The Water 2025 effort could help stretch existing water supplies by improving conservation, using more efficiencies, and better monitoring of water resources. Modernizing aging water supply structures-from dams and reservoirs to pumping stations, pipelines, and canals-can help stretch existing water supplies.

In some cases, collaborative approaches and market-based transfers can use water banks or other means to meet emerging needs. Federal investments in research and development can provide more affordable water treatment technologies, such as desalination, to increase water supplies in critical areas.

"Water 2025 provides a basis for a public discussion of the realities that face the West, so that decisions can be made at the appropriate level in advance of water supply crises," Norton explained. In working with western communities, Interior is guided by the principles of federalism and fiscal reality at both the federal and state levels.

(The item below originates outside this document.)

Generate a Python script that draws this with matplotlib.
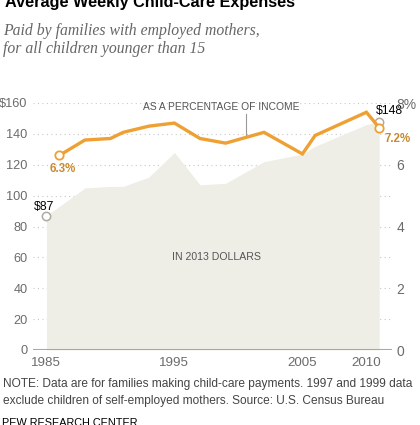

"Water 2025 is a commitment by Interior to work with states, tribes, local governments, and the public to address water supply challenges in the West," Norton said. "These decisions cannot and should not be driven from a federal level. They should be based on-and will require-local and regional support."

A primary principle of Water 2025 is that solutions to complex water supply issues must recognize and respect state, tribal, and federal water rights, contracts, and interstate compacts and decrees of the United States Supreme Court that allocate the right to use water.

The Department is confident, Norton said, that these water supply challenges can and will be met in a manner that protects and enhances the economy and the environment of the West and the nation.